Il faut en effet bien être conscient que les télévisions privées concourent elles aussi aujourd’hui fortement à la création audiovisuelle à travers leurs obligations de production. C’est une spécificité française à laquelle nous tenons tous. Ces obligations étant assises sur le chiffre d’affaire des chaînes, tout le monde a intérêt à ce qu’elles soient en bonne santé.
C’est pourquoi, dans un contexte de crise, il fallait ouvrir les « fenêtres » publicitaires des chaînes privées, en transposant la directive européenne « service de médias audiovisuels » et en autorisant la seconde « coupure pub ».
La règlementation française est parmi les plus strictes, et nous savons que les circuits publicitaires se sont diversifiés pour les annonceurs, remettant profondément en cause les schémas publicitaires traditionnels.
Il était là encore nécessaire d’agir, pour que les investissements publicitaires ne se reportent pas vers le hors-média ou l’affichage, qui n’ont, eux, aucune obligation de production et dont la concurrence menace l’équilibre financier de notre audiovisuel public. Désormais, la programmation de fictions longues permettra de mieux financer encore les programmes de création.
Non, mes chers collègues, le gouvernement ne souhaite pas un retour à « l’ORTF » ! Le projet de loi prévoit que le Président de France Télévisions, chargé de porter les missions de service public, soit désigné par un système de « triple autorité » : l’Etat le nommera après que le CSA y ait consenti, ainsi que les Commissions des Affaires Culturelles des deux assemblées. Nous allons par ces mesures gagner en transparence, et mettre fin à un système de nomination hypocrite.

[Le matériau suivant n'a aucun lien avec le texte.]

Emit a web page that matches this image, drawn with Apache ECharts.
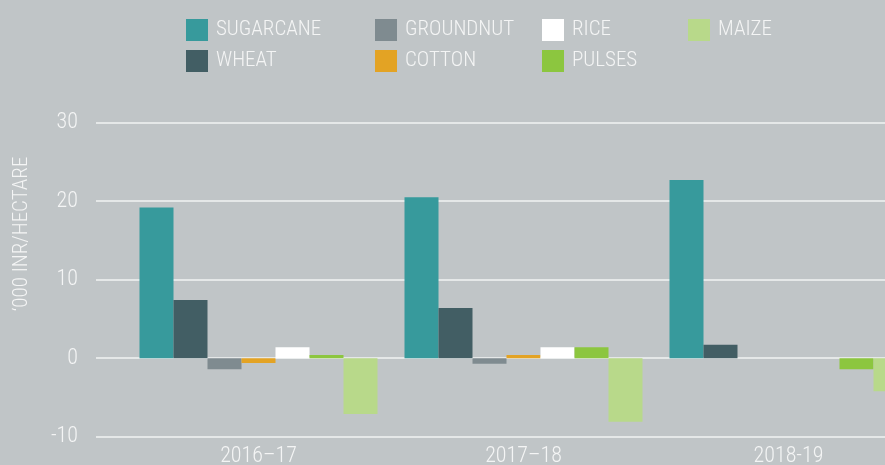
<!DOCTYPE html>
<html>
<head>
<meta charset="utf-8">
<script src="https://cdn.jsdelivr.net/npm/echarts@6/dist/echarts.min.js"></script>
<style>
  html, body { margin: 0; padding: 0; background: #c0c5c7; }
  #chart { width: 885px; height: 465px; }
</style>
</head>
<body>
<div id="chart"></div>
<script>
// categories and values ('000 INR/hectare)
const years = ['2016–17', '2017–18', '2018-19']
const sugarcane = [19.2, 20.5, 22.7]
const wheat = [7.4, 6.4, 1.7]
const groundnut = [-1.4, -0.7, 0]
const cotton = [-0.6, 0.4, 0]
const rice = [1.4, 1.4, 0]
const pulses = [0.4, 1.4, -1.4]
const maize = [-7.1, -8.1, -4.2]
const yTicks = [-10, 0, 10, 20, 30]

const font = '"Roboto Condensed", "Noto Sans", sans-serif'
const txt = '#f4f5f5'

const colors = {
  SUGARCANE: '#379a9c',
  WHEAT: '#425e64',
  GROUNDNUT: '#7f8b90',
  COTTON: '#e3a324',
  RICE: '#ffffff',
  PULSES: '#8cc63f',
  MAIZE: '#b8d98a'
}
const seriesData = [
  ['SUGARCANE', sugarcane],
  ['WHEAT', wheat],
  ['GROUNDNUT', groundnut],
  ['COTTON', cotton],
  ['RICE', rice],
  ['PULSES', pulses],
  ['MAIZE', maize]
]

// legend is laid out in columns, one legend per column
const legendCols = [
  [186, ['SUGARCANE', 'WHEAT']],
  [375, ['GROUNDNUT', 'COTTON']],
  [542, ['RICE', 'PULSES']],
  [688, ['MAIZE']]
]

const gridTop = 122.7
const gridBottom = 28.3

let myChart = echarts.init(document.getElementById('chart'))

let option = {
  backgroundColor: '#c0c5c7',
  animation: false,
  textStyle: { fontFamily: font, fontWeight: 300 },
  legend: legendCols.map(c => ({
    left: c[0],
    top: 19,
    padding: 0,
    orient: 'vertical',
    itemWidth: 22,
    itemHeight: 22,
    itemGap: 9,
    icon: 'rect',
    data: c[1],
    textStyle: { color: txt, fontSize: 21, fontFamily: font, fontWeight: 300, padding: [2, 0, 0, 3] }
  })),
  grid: [
    // grid for the y axis and its gridlines
    { left: 96, right: 0, top: gridTop, bottom: gridBottom, outerBoundsMode: 'none' },
    // grid for the bars (wider, the picture is cropped on the right)
    { left: 126, right: -36, top: gridTop, bottom: gridBottom, outerBoundsMode: 'none' }
  ],
  xAxis: [
    { type: 'category', gridIndex: 0, data: years, show: false },
    {
      type: 'category',
      gridIndex: 1,
      data: years,
      axisLine: { show: false, onZero: false },
      axisTick: { show: false },
      axisLabel: { color: txt, fontSize: 22, fontFamily: font, fontWeight: 300, margin: 9 }
    }
  ],
  yAxis: [
    {
      type: 'value',
      gridIndex: 0,
      min: yTicks[0],
      max: yTicks[yTicks.length - 1],
      interval: 10,
      axisLine: { show: false },
      axisTick: { show: false },
      axisLabel: { color: txt, fontSize: 22, fontFamily: font, fontWeight: 300, margin: 18 },
      splitLine: { lineStyle: { color: '#f2f3f3', width: 1.5 } }
    },
    {
      type: 'value',
      gridIndex: 1,
      min: yTicks[0],
      max: yTicks[yTicks.length - 1],
      interval: 10,
      show: false,
      splitLine: { show: false }
    }
  ],
  graphic: [
    {
      type: 'text',
      x: 22,
      y: 234,
      rotation: Math.PI / 2,
      style: {
        text: '‘000 INR/HECTARE',
        fill: txt,
        fontSize: 21,
        fontFamily: font,
        fontWeight: 300,
        align: 'center',
        verticalAlign: 'middle'
      }
    }
  ],
  series: seriesData.map(s => ({
    name: s[0],
    type: 'bar',
    xAxisIndex: 1,
    yAxisIndex: 1,
    data: s[1],
    barWidth: 34,
    barGap: '0%',
    itemStyle: { color: colors[s[0]] }
  }))
}
myChart.setOption(option)
</script>
</body>
</html>
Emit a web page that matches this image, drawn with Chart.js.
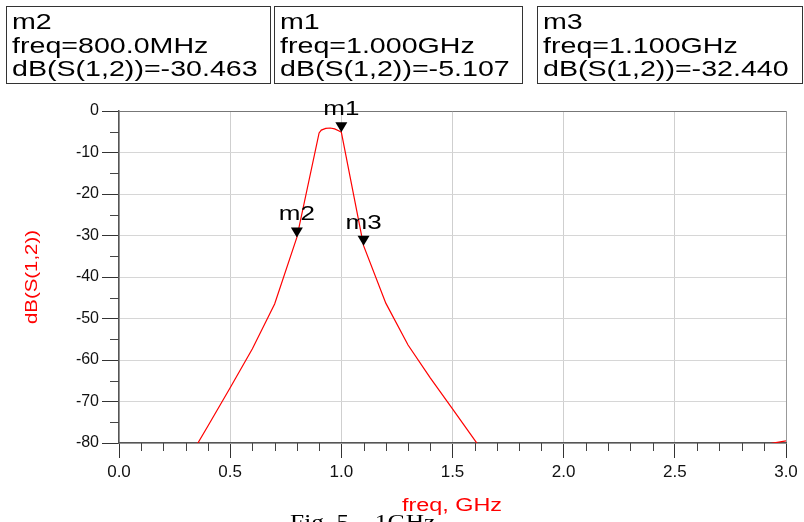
<!DOCTYPE html>
<html>
<head>
<meta charset="utf-8">
<script src="https://cdn.jsdelivr.net/npm/chart.js@4.4.0/dist/chart.umd.min.js"></script>
<style>
    html, body { margin: 0; padding: 0; background: #ffffff; }
    #wrap { width: 804px; height: 522px; }
</style>
</head>
<body>
<div id="wrap"><canvas id="s12Chart" width="804" height="522"></canvas></div>
<script>
// S(1,2) sweep (GHz / dB)
const freqGHz = [0.3, 0.4, 0.5, 0.6, 0.7, 0.8, 0.9, 0.91, 0.93, 0.95, 0.97, 0.99, 1.0,
    1.1, 1.2, 1.3, 1.4, 1.5, 1.6, 1.7, 2.0, 2.5, 2.9, 3.0];
const s12dB = [-85, -75.9, -66.7, -57.3, -46.5, -30.463, -5.3, -4.6, -4.2, -4.1, -4.3, -4.8, -5.107,
    -32.44, -46.3, -56.4, -64.3, -71.8, -79.3, -87, -100, -98, -80.4, -79.5];

// markers
const markerNames = ['m1', 'm2', 'm3'];
const markerFreq = [1.0, 0.8, 1.1];
const markerValues = [-5.107, -30.463, -32.44];
const markerFreqText = ['1.000GHz', '800.0MHz', '1.100GHz'];

// axis ticks
const xTicks = [0.0, 0.5, 1.0, 1.5, 2.0, 2.5, 3.0];
const yTicks = [0, -10, -20, -30, -40, -50, -60, -70, -80];

const FONT = '"Liberation Sans", Arial, sans-serif';

function stretchText(ctx, text, x, y, sx, align) {
    ctx.save();
    ctx.translate(x, y);
    ctx.scale(sx, 1);
    ctx.textAlign = align;
    ctx.fillText(text, 0, 0);
    ctx.restore();
}

const adsPlugin = {
    id: 'adsPlugin',
    afterDraw(chart) {
        const ctx = chart.ctx;
        const xs = chart.scales.x;
        const ys = chart.scales.y;
        const area = chart.chartArea;

        // minor ticks
        ctx.save();
        ctx.strokeStyle = '#444444';
        ctx.lineWidth = 1;
        ctx.beginPath();
        for (let i = 1; i < 30; i++) {
            if (i % 5 === 0) continue;
            const px = Math.round(xs.getPixelForValue(i / 10)) + 0.5;
            ctx.moveTo(px, area.bottom);
            ctx.lineTo(px, area.bottom + 8);
        }
        for (let v = -5; v > -80; v -= 10) {
            const py = Math.round(ys.getPixelForValue(v)) + 0.5;
            ctx.moveTo(area.left - 9, py);
            ctx.lineTo(area.left, py);
        }
        ctx.stroke();
        ctx.restore();

        // marker triangles and names
        ctx.save();
        ctx.fillStyle = '#000000';
        for (let i = 0; i < markerNames.length; i++) {
            const px = xs.getPixelForValue(markerFreq[i]);
            const py = ys.getPixelForValue(markerValues[i]);
            ctx.beginPath();
            ctx.moveTo(px - 6, py - 10);
            ctx.lineTo(px + 6, py - 10);
            ctx.lineTo(px, py);
            ctx.closePath();
            ctx.fill();
            ctx.font = '20px ' + FONT;
            ctx.textBaseline = 'alphabetic';
            stretchText(ctx, markerNames[i], px, py - 17, 1.3, 'center');
        }
        ctx.restore();

        // marker readout boxes (order m2, m1, m3)
        const boxOrder = [1, 0, 2];
        const boxLeft = [6, 274, 537];
        const boxRight = [270, 522, 802];
        ctx.save();
        ctx.strokeStyle = '#333333';
        ctx.lineWidth = 1;
        ctx.fillStyle = '#000000';
        ctx.font = '22px ' + FONT;
        ctx.textBaseline = 'alphabetic';
        for (let b = 0; b < 3; b++) {
            const i = boxOrder[b];
            ctx.strokeRect(boxLeft[b] + 0.5, 6.5, boxRight[b] - boxLeft[b], 77);
            const lines = [
                markerNames[i],
                'freq=' + markerFreqText[i],
                'dB(S(1,2))=' + markerValues[i].toFixed(3)
            ];
            for (let l = 0; l < 3; l++) {
                stretchText(ctx, lines[l], boxLeft[b] + 6, 29 + l * 23.5, 1.3, 'left');
            }
        }
        ctx.restore();

        // axis titles
        ctx.save();
        ctx.fillStyle = '#ff0000';
        ctx.font = '18px ' + FONT;
        ctx.textBaseline = 'alphabetic';
        stretchText(ctx, 'freq, GHz', 452, 511, 1.3, 'center');
        ctx.translate(37, 277);
        ctx.rotate(-Math.PI / 2);
        ctx.font = '17px ' + FONT;
        stretchText(ctx, 'dB(S(1,2))', 0, 0, 1.2, 'center');
        ctx.restore();

        // caption, mostly cut off by the page edge
        ctx.save();
        ctx.fillStyle = '#000000';
        ctx.font = '20px "Liberation Serif", "Times New Roman", serif';
        ctx.textBaseline = 'top';
        stretchText(ctx, 'Fig. 5    1GHz', 290, 514, 1.27, 'left');
        ctx.restore();
    }
};

function initS12Chart() {
    const s12Ctx = document.getElementById('s12Chart');
    if (s12Ctx) {
        new Chart(s12Ctx.getContext('2d'), {
            type: 'line',
            data: {
                datasets: [{
                    label: 'dB(S(1,2))',
                    data: freqGHz.map((f, i) => ({ x: f, y: s12dB[i] })),
                    borderColor: '#ff0000',
                    borderWidth: 1.2,
                    pointRadius: 0,
                    fill: false,
                    tension: 0
                }]
            },
            options: {
                responsive: false,
                devicePixelRatio: 1,
                animation: false,
                layout: {
                    padding: { left: 0, top: 111, right: 18, bottom: 0 }
                },
                plugins: {
                    legend: { display: false },
                    tooltip: { enabled: false }
                },
                scales: {
                    x: {
                        type: 'linear',
                        min: 0,
                        max: 3,
                        afterBuildTicks: (s) => { s.ticks = xTicks.map(v => ({ value: v })); },
                        afterFit: (s) => { s.height = 79; },
                        border: { display: true, color: '#555555', width: 1.5 },
                        grid: {
                            color: (c) => (c.tick && c.tick.value === 3) ? '#999999' : '#cfcfcf',
                            lineWidth: 1,
                            tickLength: 15,
                            tickColor: '#333333'
                        },
                        ticks: {
                            color: '#111111',
                            padding: 4,
                            maxRotation: 0,
                            font: { family: FONT, size: 17 },
                            callback: (v) => v.toFixed(1)
                        }
                    },
                    y: {
                        type: 'linear',
                        min: -80,
                        max: 0,
                        afterBuildTicks: (s) => { s.ticks = yTicks.map(v => ({ value: v })); },
                        afterFit: (s) => { s.width = 119; },
                        border: { display: true, color: '#555555', width: 1.5 },
                        grid: {
                            color: (c) => (c.tick && c.tick.value === 0) ? '#777777' : '#d6d6d6',
                            lineWidth: 1,
                            tickLength: 17,
                            tickColor: '#333333'
                        },
                        ticks: {
                            color: '#111111',
                            padding: 3,
                            font: { family: FONT, size: 16 },
                            callback: (v) => String(v)
                        }
                    }
                }
            },
            plugins: [adsPlugin]
        });
    }
}

initS12Chart();
</script>
</body>
</html>
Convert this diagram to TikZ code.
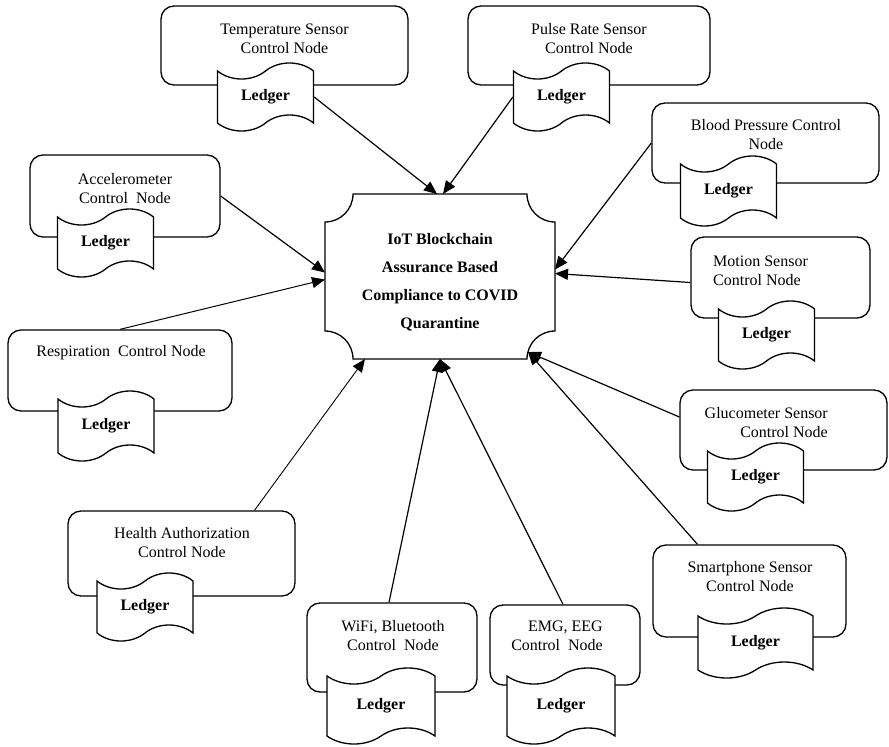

Un Président et un gouvernement qui se donnent la possibilité d’aller chercher des personnalités de talent, qui n’auraient pas pu être candidates avec l’ancien système. Un CSA qui devra donner un avis conforme. Des commissions parlementaires qui valident ce choix : peut-on sincèrement y voir la marque d’un quelconque totalitarisme ? Comment, en tout état de cause, le représentant du principal actionnaire pourrait-il ne pas avoir son mot à dire s’agissant de la nomination du Président ?
Le texte qui nous est aujourd’hui soumis, ne remet absolument pas en cause le « périmètre » de la télévision publique. Il vise même, en rénovant en profondeur l’organisation de la structure, à lui offrir les moyens de ses nouvelles ambitions.
De la « holding » qu’elle est actuellement, France Télévisions va devenir une entreprise unique, qui réunira différentes « antennes ». Ce nouveau statut permettra à la société d’avoir une direction et une stratégie homogène. Cela lui permettra aussi de simplifier les contraintes de gestion de chaque chaîne pour qu’elle puisse se recentrer sur l’activité de diffuseur de programmes, et, de faire émerger des synergies entre les activités et les ressources humaines ou techniques des antennes.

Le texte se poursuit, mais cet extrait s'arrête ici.